Insure Oklahoma Program Receives One-Year Reprieve

Published October 17, 2013

Oklahoma has received a one-year extension of Insure Oklahoma, the insurance premium assistance program which had been threatened by regulations under President Obama’s health care law. Federal officials have granted a waiver to keep the state-designed program in place through the end of 2014.

“Insure Oklahoma has been in place since 2005,” Republican Gov. Mary Fallin said, making the announcement at a state Capitol news conference in September. “It has been a success for tens of thousands of families of modest means, who would be uninsured without it.”

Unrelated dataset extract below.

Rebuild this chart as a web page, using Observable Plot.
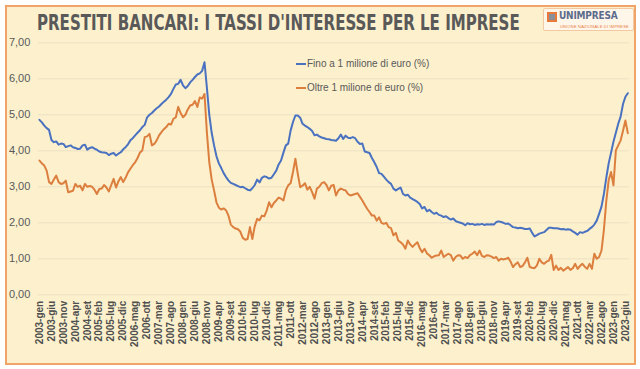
<!DOCTYPE html>
<html><head><meta charset="utf-8">
<script src="https://cdn.jsdelivr.net/npm/d3@7"></script>
<script src="https://cdn.jsdelivr.net/npm/@observablehq/plot@0.6"></script>
<style>
html,body{margin:0;padding:0;background:#ffffff;}
#wrap{position:relative;width:640px;height:369px;overflow:hidden;font-family:"Liberation Sans",Arial,sans-serif;}
#frame{position:absolute;left:5px;top:5px;width:627px;height:356px;border:2px solid #f0a468;background:#fcf0cd;}
#head{position:absolute;left:0;top:0;}
#chart{position:absolute;left:0;top:0;}
.leg{position:absolute;left:296px;font-size:10px;color:#595959;white-space:nowrap;display:flex;align-items:center;}
.leg span.sw{display:inline-block;width:10px;height:2px;margin-right:1px;}
#logo{position:absolute;left:543px;top:8px;width:89px;height:21px;background:#fff6ea;border:1px solid #f3c9a4;border-radius:2px;}
#logo .ic{position:absolute;left:3px;top:3px;width:10px;height:10px;background:#8a8f99;border:2px solid #e8793a;box-sizing:border-box;}
#logo .nm{position:absolute;left:15px;top:1px;font-size:10px;line-height:12px;font-weight:bold;color:#5b6b8c;letter-spacing:-0.2px;font-family:"DejaVu Sans Condensed","Liberation Sans",sans-serif;}
#logo .sb{position:absolute;left:16px;top:15px;font-size:4px;line-height:5px;color:#e8793a;letter-spacing:0.2px;}
</style>
</head><body>
<div id="wrap">
  <div id="frame"></div>
  <svg id="head" width="640" height="44">
    <text id="ttl" x="37" y="30" font-family="DejaVu Sans Condensed, DejaVu Sans, sans-serif" font-weight="bold" font-size="20.5" fill="#595959">PRESTITI BANCARI: I TASSI D'INTERESSE PER LE IMPRESE</text>
  </svg>
  <div id="logo"><div class="ic"></div><div class="nm">UNIMPRESA</div><div class="sb">UNIONE NAZIONALE DI IMPRESE</div></div>
  <div id="chart"></div>
  <div class="leg" style="top:58px"><span class="sw" style="background:#4a72c0"></span>Fino a 1 milione di euro (%)</div>
  <div class="leg" style="top:82px"><span class="sw" style="background:#dc7f3e"></span>Oltre 1 milione di euro (%)</div>
</div>
<script>
const startYear = 2003;
const monthNames = ["gen","feb","mar","apr","mag","giu","lug","ago","set","ott","nov","dic"];
const seriesNames = ["Fino a 1 milione di euro (%)", "Oltre 1 milione di euro (%)"];
const yTicks = [0,1,2,3,4,5,6,7];

// Fino a 1 milione di euro (%) — monthly, 2003-gen .. 2023-lug
const fino = [
 4.86,4.79,4.70,4.63,4.58,4.30,4.24,4.26,4.17,4.20,4.19,4.10,
 4.13,4.15,4.10,4.08,4.05,4.06,4.15,4.17,4.03,4.08,4.10,4.06,
 4.03,3.98,3.96,3.95,3.94,3.88,3.92,3.94,3.87,3.92,3.96,4.04,
 4.10,4.18,4.29,4.35,4.43,4.50,4.57,4.66,4.72,4.93,5.00,5.05,
 5.12,5.18,5.23,5.30,5.36,5.42,5.49,5.58,5.72,5.84,5.86,5.97,
 5.82,5.74,5.80,5.90,5.97,6.05,6.12,6.15,6.22,6.46,5.75,5.00,
 4.50,4.15,3.85,3.65,3.52,3.38,3.27,3.18,3.11,3.08,3.05,3.02,
 2.99,3.00,2.96,2.92,2.90,2.96,3.05,3.20,3.12,3.25,3.29,3.27,
 3.23,3.25,3.35,3.45,3.62,3.73,3.95,4.15,4.20,4.56,4.80,4.98,
 4.98,4.92,4.75,4.70,4.66,4.61,4.55,4.43,4.45,4.40,4.37,4.35,
 4.33,4.32,4.30,4.29,4.28,4.35,4.45,4.33,4.42,4.36,4.35,4.38,
 4.35,4.25,4.19,4.20,3.98,3.96,3.94,3.80,3.68,3.55,3.38,3.36,
 3.28,3.20,3.13,3.08,2.95,2.90,2.94,2.98,2.80,2.76,2.78,2.70,
 2.66,2.62,2.58,2.52,2.40,2.44,2.32,2.36,2.30,2.25,2.28,2.22,
 2.20,2.16,2.18,2.13,2.09,2.12,2.05,2.02,2.00,1.98,1.93,1.99,
 1.96,1.97,1.94,1.96,1.95,1.97,1.94,1.96,1.95,1.96,1.95,2.02,
 2.04,2.02,2.00,1.97,1.98,1.93,1.88,1.87,1.85,1.86,1.85,1.83,
 1.83,1.84,1.72,1.62,1.66,1.70,1.72,1.74,1.80,1.86,1.86,1.85,
 1.85,1.84,1.82,1.83,1.81,1.82,1.81,1.76,1.72,1.67,1.74,1.72,
 1.75,1.77,1.83,1.88,1.95,2.06,2.25,2.45,2.80,3.25,3.65,3.95,
 4.25,4.50,4.75,4.95,5.30,5.50,5.60
];

// Oltre 1 milione di euro (%) — monthly, 2003-gen .. 2023-lug
const oltre = [
 3.73,3.65,3.59,3.45,3.13,3.08,3.20,3.31,3.13,3.08,3.10,3.17,
 2.85,2.87,2.89,3.08,3.00,3.03,2.90,3.08,3.00,3.02,3.00,2.92,
 2.80,2.94,2.95,3.05,2.98,2.87,3.05,3.22,2.98,3.15,3.27,3.13,
 3.25,3.40,3.50,3.60,3.68,3.80,3.95,4.01,4.38,4.40,4.47,4.15,
 4.19,4.29,4.43,4.52,4.60,4.66,4.75,4.73,4.89,4.93,5.22,5.05,
 4.93,5.00,5.15,5.26,5.28,5.38,5.22,5.48,5.45,5.58,4.50,3.68,
 3.20,2.90,2.57,2.42,2.37,2.40,2.35,2.20,1.95,1.88,1.84,1.82,
 1.75,1.58,1.53,1.55,1.88,1.55,1.90,2.11,2.07,2.20,2.18,2.34,
 2.57,2.43,2.55,2.62,2.70,2.67,2.62,2.90,3.04,3.10,3.41,3.78,
 3.36,2.99,3.03,3.10,2.92,3.00,2.85,2.67,2.95,3.00,3.10,3.13,
 3.05,2.90,3.03,3.05,2.76,2.90,2.95,2.92,2.90,2.80,2.76,2.78,
 2.80,2.82,2.72,2.62,2.50,2.39,2.30,2.20,2.20,2.06,2.15,2.00,
 1.97,2.00,1.88,1.85,1.65,1.72,1.51,1.46,1.40,1.28,1.51,1.40,
 1.33,1.40,1.46,1.30,1.18,1.28,1.15,1.10,1.03,1.07,1.09,1.10,
 1.23,1.05,1.10,1.14,1.10,0.95,1.05,1.10,1.09,1.00,1.05,1.02,
 1.10,1.14,1.20,1.10,1.23,1.08,1.05,1.10,1.09,1.06,1.02,1.05,
 0.95,1.00,0.98,1.00,1.03,0.92,0.77,0.85,0.90,0.77,0.80,0.90,
 1.03,0.77,0.75,0.74,0.82,1.00,0.90,0.86,0.92,0.95,1.11,0.69,
 0.81,0.69,0.75,0.67,0.72,0.77,0.69,0.74,0.86,0.72,0.80,0.86,
 0.78,0.72,0.86,0.72,1.14,1.00,1.05,1.23,1.80,2.60,3.18,3.41,
 3.04,4.01,4.15,4.29,4.56,4.84,4.49
];

// Title: fit to the reference width by shrinking the font and stretching it vertically
(function fitTitle() {
  const t = document.getElementById("ttl");
  const target = 483, baseSize = 20.5;
  const len = t.getComputedTextLength();
  if (len > 0) {
    const fs = baseSize * target / len;
    t.setAttribute("font-size", fs);
    const k = baseSize / fs;
    t.setAttribute("transform", `translate(0,30) scale(1,${k}) translate(0,-30)`);
  }
})();

const n = fino.length;
const label = i => `${startYear + Math.floor(i / 12)}-${monthNames[i % 12]}`;
const xTicks = d3.range(0, n, 5);
const rows = [
  ...fino.map((v, i) => ({i, v, s: seriesNames[0]})),
  ...oltre.map((v, i) => ({i, v, s: seriesNames[1]}))
];

const chart = Plot.plot({
  width: 640, height: 369,
  marginLeft: 37.8, marginRight: 11.5, marginTop: 42.3, marginBottom: 74.7,
  style: {background: "transparent", fontFamily: "'Liberation Sans', Arial, sans-serif", color: "#595959", overflow: "visible"},
  x: {domain: [-0.5, n - 0.5]},
  y: {domain: [0, 7]},
  color: {domain: seriesNames, range: ["#4a72c0", "#dc7f3e"]},
  marks: [
    Plot.gridY(yTicks, {stroke: "#ebe0c4", strokeOpacity: 1, strokeWidth: 1}),
    Plot.axisY(yTicks, {tickSize: 0, tickPadding: 8, fontSize: 11, fill: "#595959", tickFormat: d => d.toFixed(2).replace(".", ","), label: null}),
    Plot.axisX(xTicks, {tickSize: 0, tickPadding: 6, tickRotate: -90, fontSize: 10, fontWeight: "bold", fill: "#505050", tickFormat: label, label: null}),
    Plot.lineY(rows, {x: "i", y: "v", z: "s", stroke: "s", strokeWidth: 2, strokeLinejoin: "round"})
  ]
});
document.getElementById("chart").appendChild(chart);
</script>
</body></html>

The program has enjoyed widespread bipartisan support in the Sooner State, including a strong popular mandate for a 2004 ballot initiative that provided financing through tobacco taxes.

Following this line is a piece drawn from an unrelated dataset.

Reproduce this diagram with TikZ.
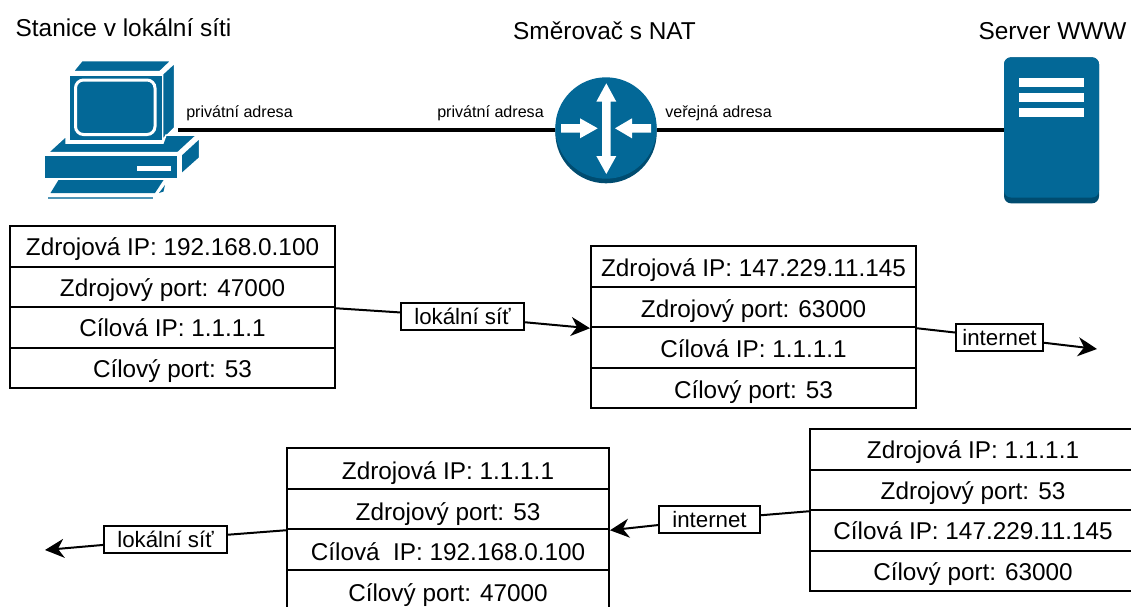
\documentclass[tikz,border=0pt]{standalone}
\usepackage{fontspec}
\setmainfont{Liberation Sans}
\usetikzlibrary{arrows.meta}

\definecolor{iconBlue}{HTML}{036897}
\definecolor{iconDark}{HTML}{004C70}

\tikzset{
	rowbox/.style={draw, line width=2pt, minimum height=40.5pt, inner sep=0pt, text height=20pt, text depth=2pt, font=\fontsize{24.3}{28}\selectfont},
	netbox/.style={draw, fill=white, line width=2pt, minimum height=27pt, inner sep=0pt, font=\fontsize{22.3}{26}\selectfont},
	title/.style={inner sep=0pt, font=\fontsize{24.4}{28}\selectfont},
	addr/.style={inner sep=0pt, font=\fontsize{16.1}{19}\selectfont},
	flow/.style={line width=2pt, -{Stealth[length=19pt,width=19pt,inset=6pt]}},
	plain/.style={line width=2pt},
	wire/.style={line width=4pt},
	icon/.style={fill=iconBlue, draw=white, line width=1.5pt},
	whitebar/.style={fill=white}
}

\begin{document}
\begin{tikzpicture}[x=1pt, y=-1pt]
	\useasboundingbox (0,0) rectangle (1131,606);
	\clip (0,0) rectangle (1131,606);
	\def\rowH{40.5} % Height of one row
	
	% Titles
	\node[title] (titlePc) at (123.5,28) {Stanice v lokální síti};
	\node[title] (titleRouter) at (604.5,31) {Směrovač s NAT};
	\node[title] (titleServer) at (1052.5,31) {Server WWW};
	
	% Router and server bodies
	\coordinate (pc) at (178,129.5);
	\node[circle, minimum size=101.4pt, inner sep=0pt] (router) at (606,129.5) {};
	\node[rectangle, rounded corners=7pt, fill=iconDark, minimum width=95pt, minimum height=146pt, inner sep=0pt] (server) at (1051.5,130.3) {};
	
	% Cable
	\draw[wire] (pc) -- (router.west);
	\draw[wire] (router.east) -- (router.east -| server.west);
	
	% Address labels
	\node[addr] (addrPc) at (239.5,113.5) {privátní adresa};
	\node[addr] (addrIn) at (490.5,113.5) {privátní adresa};
	\node[addr] (addrOut) at (718.5,113.5) {veřejná adresa};
	
	% Draw the computer
	\fill[icon] (82,60.5) -- (171.5,60.5) -- (160,71.5) -- (73,71.5) -- cycle;
	\fill[icon] (162.5,74) -- (174.5,63) -- (174.5,128) -- (162.5,140) -- cycle;
	\fill[icon] (66,136) -- (48,152.5) -- (178,152.5) -- (197,135) -- (166,135) -- (163,143) -- (66,143) -- cycle;
	\fill[icon] (181,155) -- (199.5,138) -- (199.5,158) -- (181,174.5) -- cycle;
	\fill[iconBlue] (45,156) rectangle (177,178);
	\fill[whitebar] (137,166) rectangle (171,170.5);
	\fill[iconBlue] (58.5,180) -- (163.5,180) -- (155,193) -- (50.5,193) -- cycle;
	\fill[iconBlue!70] (48,197) rectangle (153,199);
	\fill[iconBlue] (165,185) -- (159,193) -- (163.5,191.5) -- cycle;
	\fill[iconBlue] (70,76) rectangle (162,140);
	\draw[white, line width=3pt, rounded corners=8pt] (75.5,80) rectangle (155,134.5);
	
	% Draw the router
	\fill[iconDark] (606,132.6) circle (50.7);
	\fill[iconBlue] (606,128) circle (50.7);
	\fill[white] (606.3,83.3) -- (616.3,101.7) -- (610.6,101.7) -- (610.6,156) -- (616.3,156) -- (606.3,174) -- (596.3,156) -- (602,156) -- (602,101.7) -- (596.3,101.7) -- cycle;
	\fill[white] (561,124) -- (580,124) -- (580,118.3) -- (597.7,128.3) -- (580,138.3) -- (580,132.6) -- (561,132.6) -- cycle;
	\fill[white] (651,124) -- (632,124) -- (632,118.3) -- (615,128.3) -- (632,138.3) -- (632,132.6) -- (651,132.6) -- cycle;
	
	% Draw the server
	\fill[iconBlue, rounded corners=7pt] (1004,57.3) rectangle (1099,197.5);
	\foreach \barY in {78, 93, 108} {
		\fill[whitebar] (1019,\barY) rectangle (1084,\barY+8.7);
	}
	
	% Rows of the four packets
	\foreach \i/\rowText in {0/Zdrojová IP: 192.168.0.100, 1/Zdrojový port: 47000, 2/Cílová IP: 1.1.1.1, 3/Cílový port: 53} {
		\node[rowbox, minimum width=325pt] (a\i) at (172.5, 246.5 + \i*\rowH) {\rowText};
	}
	\foreach \i/\rowText in {0/Zdrojová IP: 147.229.11.145, 1/Zdrojový port: 63000, 2/Cílová IP: 1.1.1.1, 3/Cílový port: 53} {
		\node[rowbox, minimum width=325pt, text height=22pt] (b\i) at (753.5, 266.5 + \i*\rowH) {\rowText};
	}
	\foreach \i/\rowText in {0/Zdrojová IP: 1.1.1.1, 1/Zdrojový port: 53, 2/Cílová IP: 147.229.11.145, 3/Cílový port: 63000} {
		\node[rowbox, minimum width=326pt] (c\i) at (973, 449.5 + \i*\rowH) {\rowText};
	}
	\foreach \i/\rowText in {0/Zdrojová IP: 1.1.1.1, 1/Zdrojový port: 53, 2/Cílová\ \ IP: 192.168.0.100, 3/Cílový port: 47000} {
		\node[rowbox, minimum width=322pt, text height=24pt] (d\i) at (448, 468.5 + \i*\rowH) {\rowText};
	}
	
	% Labels on the arrows
	\node[netbox, minimum width=123pt] (localOut) at (462.5,316.5) {lokální síť};
	\node[netbox, minimum width=87pt] (netOut) at (999.5,337.5) {internet};
	\node[netbox, minimum width=101pt] (netIn) at (709.5,519.5) {internet};
	\node[netbox, minimum width=123pt] (localIn) at (165.5,539.5) {lokální síť};
	
	% Free ends
	\coordinate (endOut) at (1097,349);
	\coordinate (endIn) at (45,550);
	
	% Arrows
	\draw[plain] (a1.south east) -- (localOut);
	\draw[flow] (localOut) -- (b1.south west);
	\draw[plain] (b1.south east) -- (netOut);
	\draw[flow] (netOut) -- (endOut);
	\draw[plain] (c1.south west) -- (netIn);
	\draw[flow] (netIn) -- (d1.south east);
	\draw[plain] (d1.south west) -- (localIn);
	\draw[flow] (localIn) -- (endIn);
\end{tikzpicture}
\end{document}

Despite the extension of Insure Oklahoma, for individuals the qualification requirement will be tightened, dropping from 200 percent to 100 percent of the federal poverty level, or $23,550 a year for a family of four. Although thousands of Oklahomans will retain coverage, thousands more will be moved into the health care exchange system for federal subsidies to purchase private insurance.

“Basically we bought ourselves some time,” Fallin said.

The extension included some changes in co-pay levels, but inpatient hospital services ($50 per stay) and emergency room services ($30 per visit) will remain the same.

Feds’ ‘Shaky Promises’

Jonathan Small, a fiscal policy analyst for the free-market Oklahoma Council of Public Affairs, expressed a mixed opinion.

“Insure Oklahoma is popular because it includes work requirements, enrollment caps, cost sharing, and other responsible limitations,” said Small. “The fact that such a successful program was held hostage by the Obama administration shows us why the state of Oklahoma must continue to become less dependent on the federal government rather than leaning on them more heavily by expanding a broken Medicaid system.”

Small says the Medicaid expansion—which Oklahoma has rejected so far—would allow the federal government to take over more of the state’s insurance market.

“OCPA and many others in the state continue to encourage state leaders to refuse any form of ObamaCare’s Medicaid expansion and to operate Insure Oklahoma independent of any involvement from the federal government,” said Small. “Citizens and businesses need to know what they can expect, and this type of back and forth shows just how shaky the federal government’s promises can be.”